Change is never easy. In fact, sometimes it can be downright hard. But change is also essential if you want to grow, to get faster and better.
When we launched CIRM 2.0 we set out to produce a better, faster, more effective and efficient way to deliver stem cell therapies to patients with unmet medical needs. Yesterday we got a chance to see how those changes are starting to play out. And it was very encouraging.
Our Grants Working Group (GWG – we love our acronyms at CIRM. See!) is the independent panel of experts that we bring in to review all the applications for agency funding. They come from all over the US, except California, and Monday was the first chance they got to meet in person and vote on our new 2.0 applications.
The day began with a really in-depth look at how 2.0 works and how it differs quite dramatically from the old system. One of the things that always impresses me about the GWG is the extraordinary quality of the questions they ask and the level of detail they want to help them make the best possible decisions. While we would never divulge any applicant’s confidential or proprietary information, we were able to hold much of the meeting in open session – furthering our commitment to transparency.
I think Sen. Art Torres, the Vice Chair and a Patient Advocate member of our governing Board, summed it up best in a note that he sent to the CIRM Team following the meeting:
“Yesterday was a historic day for CIRM. It was one of the best meetings I have attended and gave me renewed confidence in speaking to the public of how we continue to be responsible stewards of the taxpayers’ dollars while at the same time keeping patients as our number one priority.

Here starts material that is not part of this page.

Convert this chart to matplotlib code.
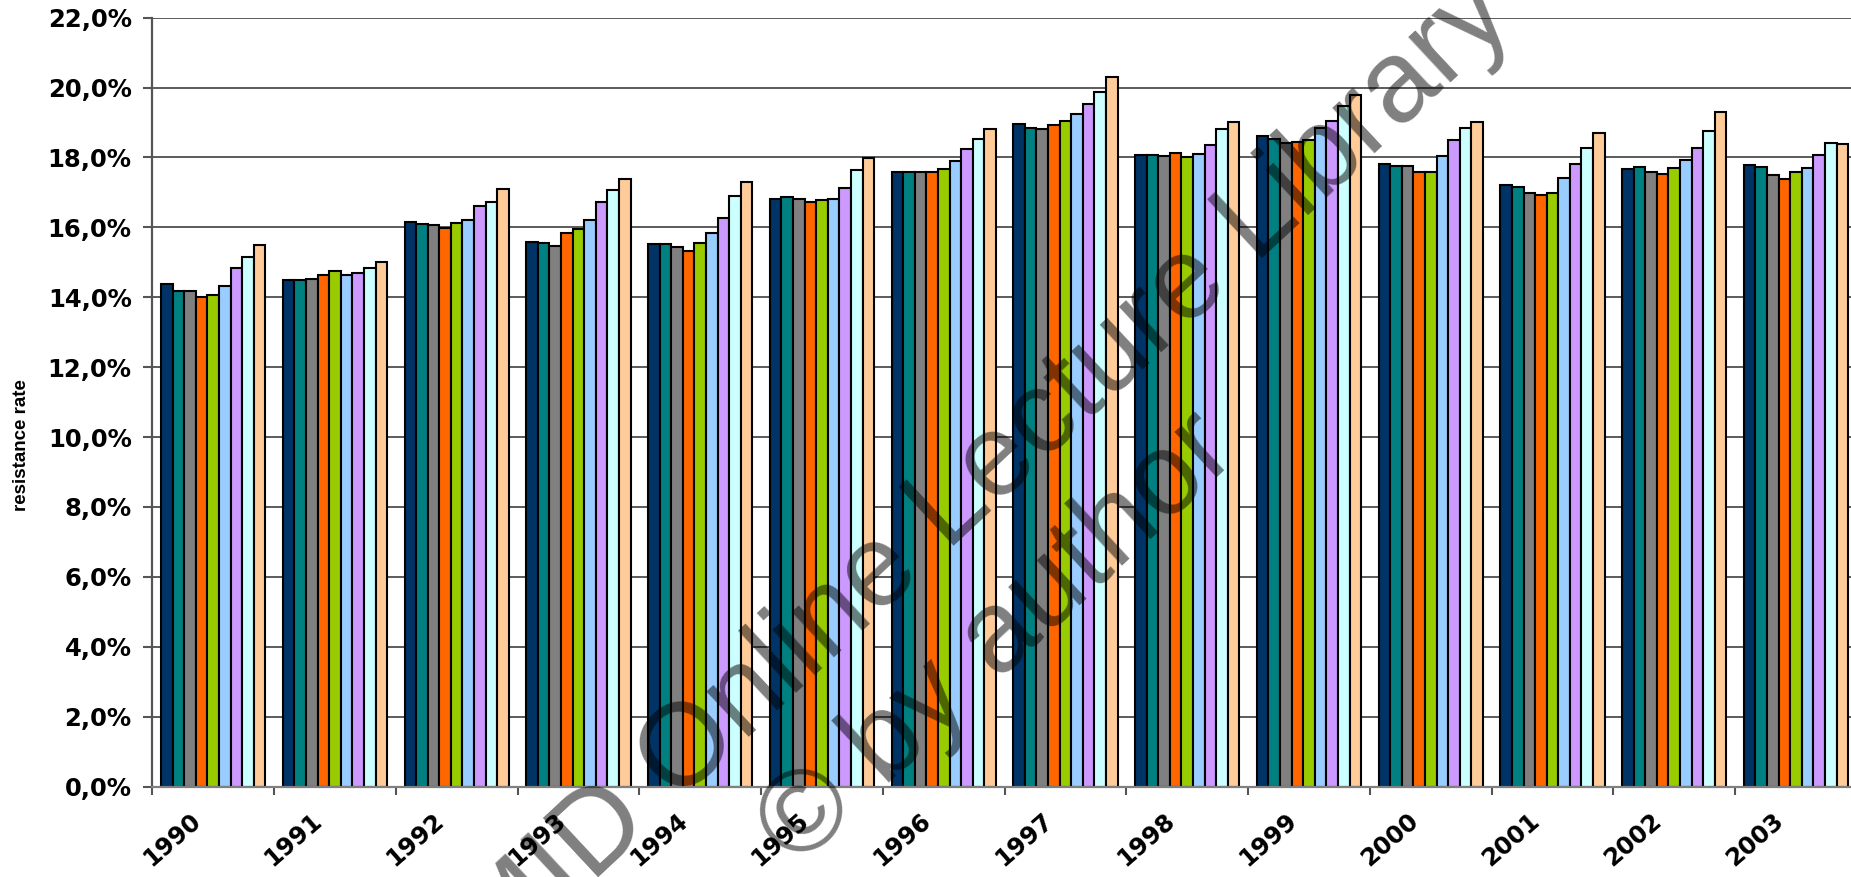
import matplotlib
matplotlib.use("Agg")
import matplotlib.pyplot as plt
import matplotlib.transforms as mtransforms
from matplotlib.font_manager import FontProperties
import numpy as np

years = ["1990", "1991", "1992", "1993", "1994", "1995", "1996",
         "1997", "1998", "1999", "2000", "2001", "2002", "2003"]

# resistance rate (%) per year, one list per series
series_1 = [14.38, 14.49, 16.14, 15.59, 15.51, 16.82, 17.59, 18.96, 18.07, 18.60, 17.82, 17.21, 17.66, 17.79]
series_2 = [14.19, 14.49, 16.10, 15.55, 15.51, 16.88, 17.58, 18.85, 18.06, 18.53, 17.75, 17.16, 17.72, 17.73]
series_3 = [14.18, 14.51, 16.08, 15.48, 15.44, 16.81, 17.57, 18.81, 18.04, 18.40, 17.75, 16.98, 17.58, 17.49]
series_4 = [14.01, 14.65, 15.97, 15.85, 15.32, 16.72, 17.59, 18.94, 18.13, 18.45, 17.57, 16.92, 17.52, 17.39]
series_5 = [14.05, 14.76, 16.13, 15.95, 15.54, 16.78, 17.68, 19.05, 18.00, 18.51, 17.59, 16.99, 17.69, 17.57]
series_6 = [14.33, 14.63, 16.22, 16.22, 15.85, 16.82, 17.89, 19.25, 18.10, 18.83, 18.03, 17.40, 17.93, 17.70]
series_7 = [14.83, 14.69, 16.61, 16.72, 16.28, 17.12, 18.25, 19.52, 18.36, 19.03, 18.50, 17.82, 18.27, 18.08]
series_8 = [15.16, 14.83, 16.73, 17.07, 16.91, 17.63, 18.54, 19.88, 18.80, 19.47, 18.85, 18.27, 18.77, 18.41]
series_9 = [15.49, 15.00, 17.10, 17.39, 17.30, 17.99, 18.80, 20.30, 19.00, 19.80, 19.00, 18.70, 19.29, 18.39]

y_ticks = [0, 2, 4, 6, 8, 10, 12, 14, 16, 18, 20, 22]

all_series = [series_1, series_2, series_3, series_4, series_5,
              series_6, series_7, series_8, series_9]
colors = ["#003366", "#008080", "#808080", "#FF6600", "#99CC00",
          "#99CCFF", "#CC99FF", "#CCFFFF", "#FFCC99"]

W, H, DPI = 1851, 877, 100
fig = plt.figure(figsize=(W / DPI, H / DPI), dpi=DPI)
fig.patch.set_facecolor("white")

ax = fig.add_axes([0.08228, 0.1031, 0.9209, 0.8768])
ax.set_xlim(0, len(years))
ax.set_ylim(0, 22)

n = len(all_series)
bar_w = 1.0 / (n + 1.5)
x = np.arange(len(years)) + 0.5
for j, (vals, col) in enumerate(zip(all_series, colors)):
    ax.bar(x + (j - (n - 1) / 2) * bar_w, vals, width=bar_w, color=col,
           edgecolor="black", linewidth=1.5, zorder=3)

# grid and axes
ax.set_yticks(y_ticks)
ax.set_yticklabels([f"{v:.1f}%".replace(".", ",") for v in y_ticks])
ax.yaxis.grid(True, color="#404040", linewidth=1.2, zorder=0)
ax.set_axisbelow(True)

for side in ("top", "right"):
    ax.spines[side].set_visible(False)
ax.spines["left"].set_color("#555555")
ax.spines["left"].set_linewidth(1.6)
ax.spines["bottom"].set_color("#808080")
ax.spines["bottom"].set_linewidth(1.6)
ax.spines["bottom"].set_zorder(4)

ax.set_xticks(x)
ax.set_xticks(np.arange(len(years) + 1), minor=True)
ax.tick_params(axis="x", which="major", length=0, pad=16)
ax.tick_params(axis="x", which="minor", length=6, width=1.5, color="#555555")
ax.tick_params(axis="y", length=6.8, width=1.5, color="#555555", pad=8)

tick_font = dict(family="DejaVu Sans", weight="bold", size=17.5)
ax.set_xticklabels(years, rotation=41, ha="right", va="top", **tick_font)
for lbl in ax.get_yticklabels():
    lbl.set_fontproperties(FontProperties(**tick_font))

shift = mtransforms.ScaledTranslation(-8 / DPI, 0, fig.dpi_scale_trans)
for lbl in ax.get_xticklabels():
    lbl.set_transform(lbl.get_transform() + shift)

fig.text(21 / W, 1 - 445 / H, "resistance rate", rotation=90,
         ha="center", va="center", family="Liberation Sans",
         weight="bold", fontsize=13.5)

# watermark
wm = dict(rotation=43, rotation_mode="anchor", ha="center", va="center",
          family="Liberation Sans", fontsize=84, color="black", alpha=0.5,
          zorder=10)
fig.text(898 / W, 1 - 556 / H, "ESCMID Online Lecture Library", **wm)
fig.text(998 / W, 1 - 640 / H, "\u00a9 by author", **wm)

fig.savefig("out.png", dpi=DPI)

I cannot speak for all the patient advocates but I think they were all impressed with the candor and meaningful dialogue that took place.
It also gave the GWG members time to bond in a very welcoming setting to express their ideas and their commitments. I do not recall ever having a session with GWG members where they shared their personal views other than their reviews of a proposed grant. It was revealing about how we can work more closely together with our common bonds.”
The results of the review of the first two applications under CIRM 2.0 will go to the Board for a vote on May 21, but the more important outcome will be the long-term benefit to the way we work. The in-person meeting helped the members of the GWG really understand how the changes to the way they work will speed up our ability to fund the most promising science.
This is all new, so it’s likely we’ll hit some bumps along the way. And as we roll out our new versions of 2.0 that cover funding Discovery (or basic) and Translational research later this year we’ll probably have more adjustments to make. You can’t change this much this fast and not run into problems.
But as the meeting yesterday showed so clearly, with the right team behind you even the biggest changes can be taken in stride.